Part 11: When NOT to Use Distributed SQL

Decision Tree: Should You Use Distributed SQL?
────────────────────────────────────────────────

       Does your data fit comfortably
       on a single server?
               │
         YES   │   NO
          ▼    │    ▼
    Use plain  │   Do you need SQL
    PostgreSQL │   and ACID guarantees?
    (simpler,  │        │
     faster)   │  YES   │  NO
               │   ▼    │   ▼
               │ Dist.  │  NoSQL
               │  SQL ✓ │  (Cassandra, DynamoDB)
               │
        Is the primary workload
        pure analytics (no writes)?
               │
         YES   │   NO
          ▼    │    ▼
    ClickHouse │  Distributed SQL ✓
    BigQuery   │

Situations where other databases win:

Small-scale apps: Plain PostgreSQL is simpler to operate and faster for low traffic workloads.
Pure analytics: Column-oriented databases (BigQuery, Snowflake, ClickHouse) have fundamentally superior formats for scan-heavy queries.
Sub-millisecond latency: Consensus round-trips add overhead. In-memory single-node systems win on raw speed.
Eventual consistency is genuinely fine: For metrics, logging, or social counters, ACID complexity provides no benefit. Use Cassandra or DynamoDB.

Epilogue: The Promise Fulfilled

We started with a bank that had one teller. By the time we close this chapter, we have built the intellectual model for a system that can serve millions of customers simultaneously, across dozens of datacenters, on five continents — with the same guarantees as that original single teller. No double-spending. No lost deposits. No inconsistent balances.

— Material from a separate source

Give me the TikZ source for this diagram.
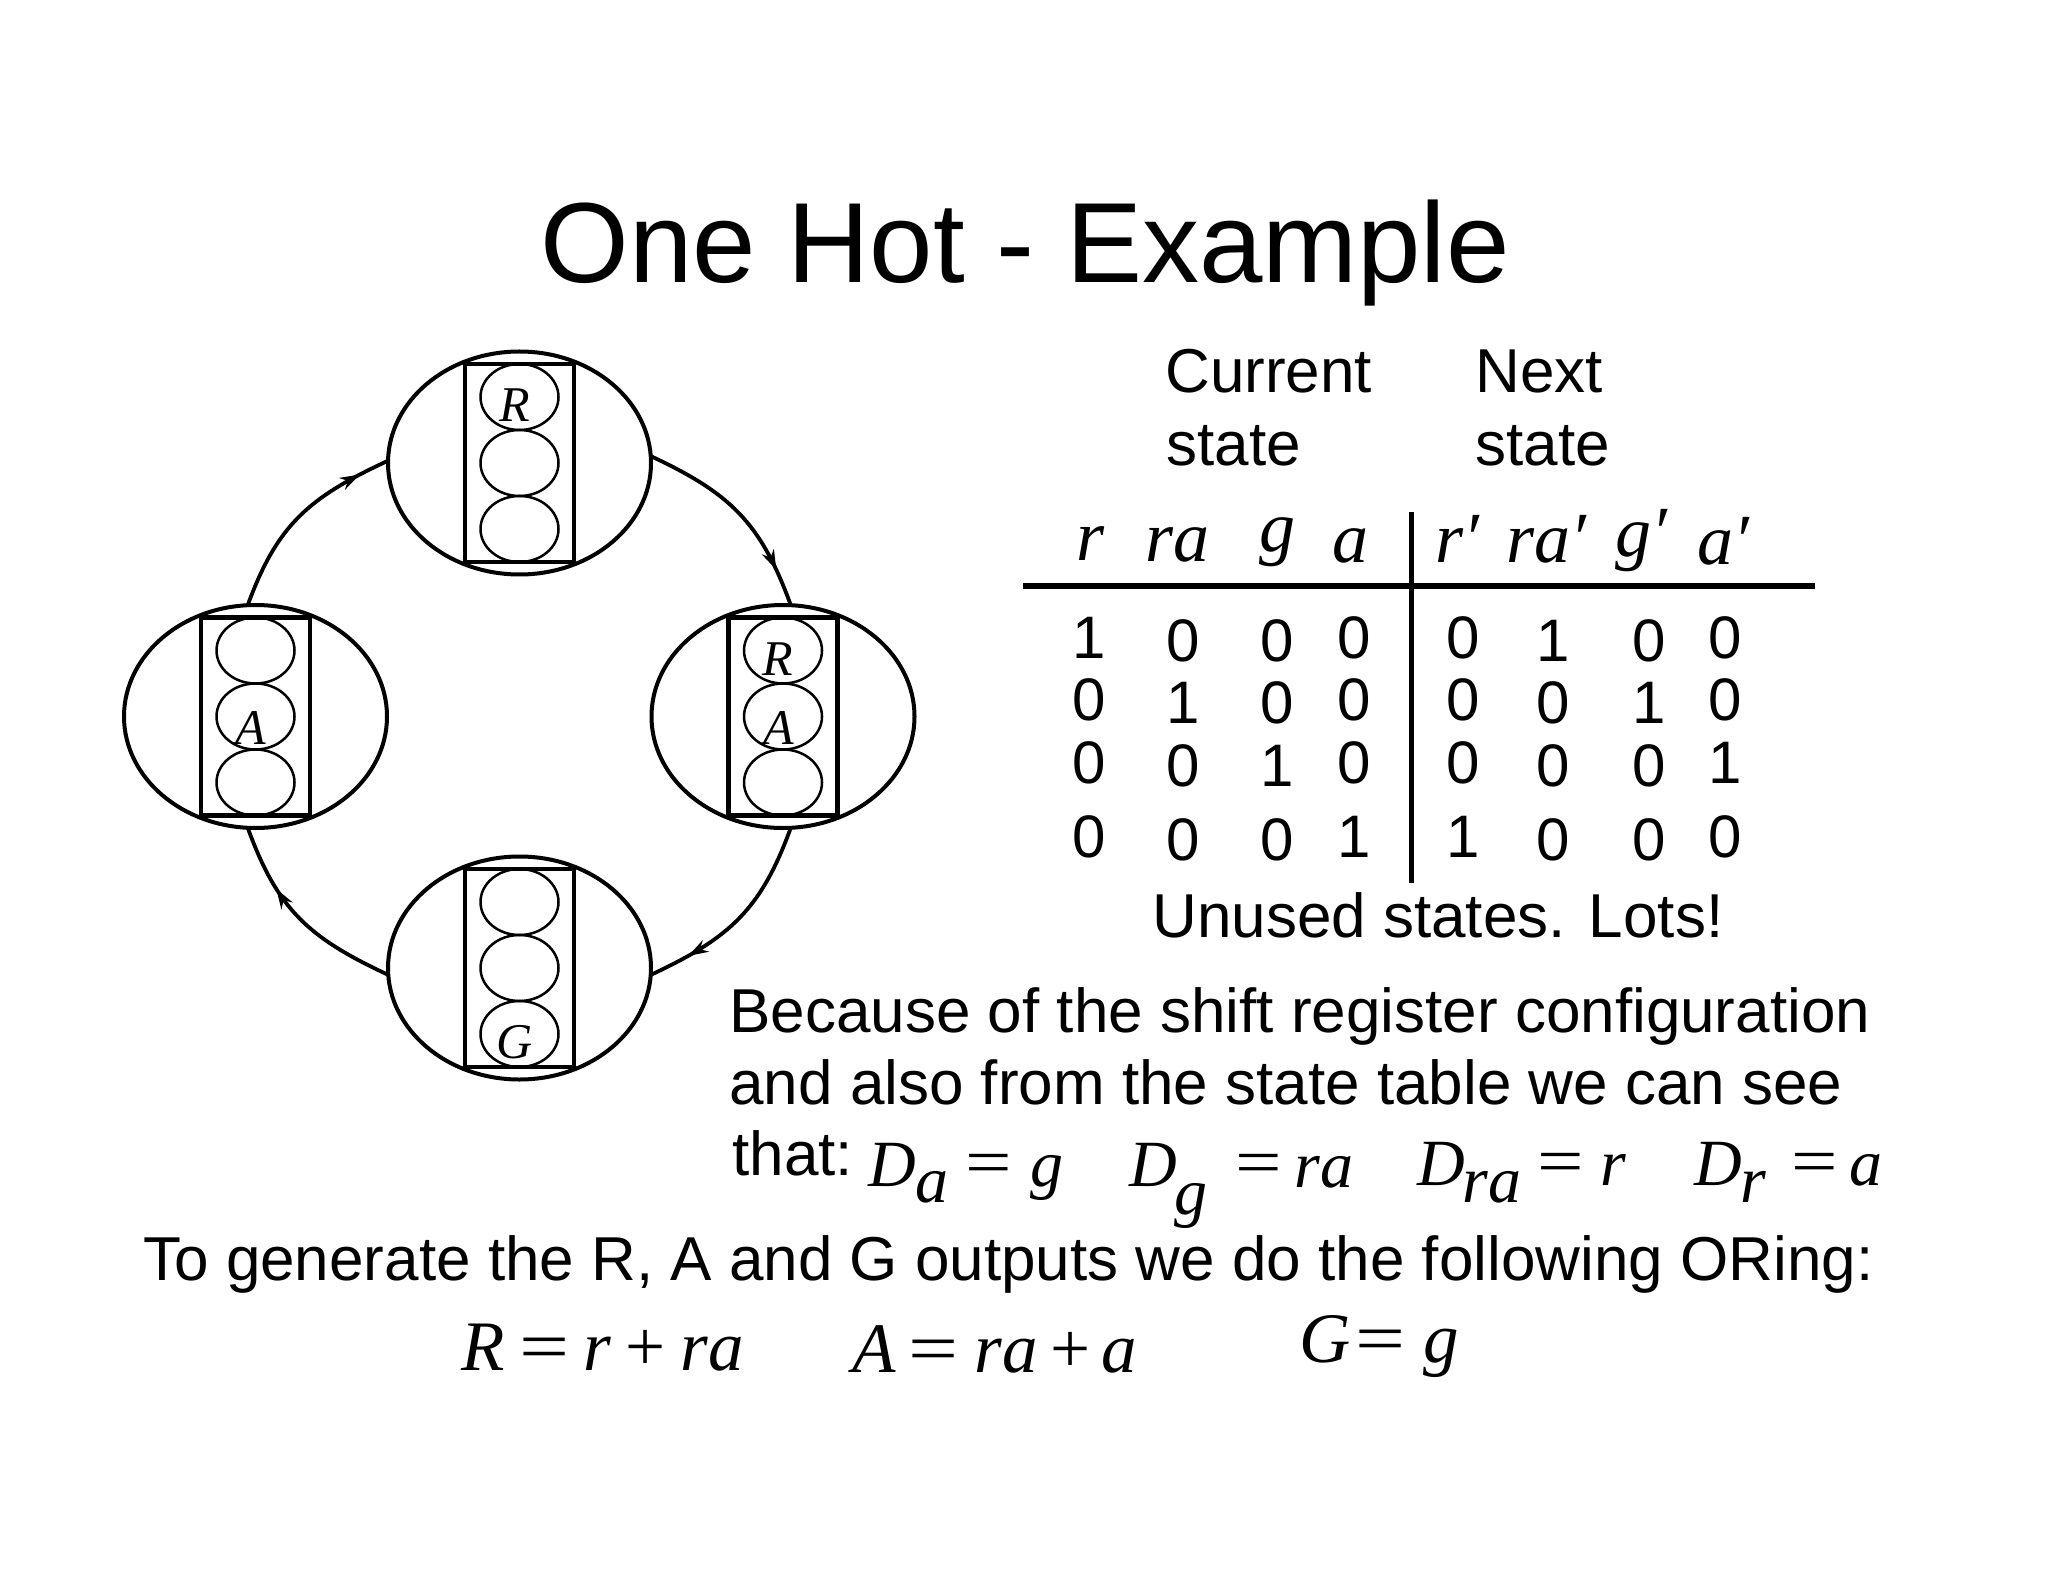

Distributed SQL is the result of decades of hard-won engineering insight: the realization that we do not have to choose between correctness and scale. With Raft consensus, MVCC, distributed transaction coordination, and careful clock management, we can have both.

The systems that implement this vision — CockroachDB, TiDB, YugabyteDB, Google Spanner, Amazon Aurora DSQL — represent the current frontier of database engineering. Understanding them deeply — not just how to use them, but how they work — is what separates a senior engineer from the rest.

The next time an interviewer asks you to design a globally consistent, highly available SQL system, you will not panic. You will draw the three-layer architecture, explain the Raft groups, describe MVCC, and walk through the distributed transaction protocol with the calm authority of someone who has traced every wire in the building.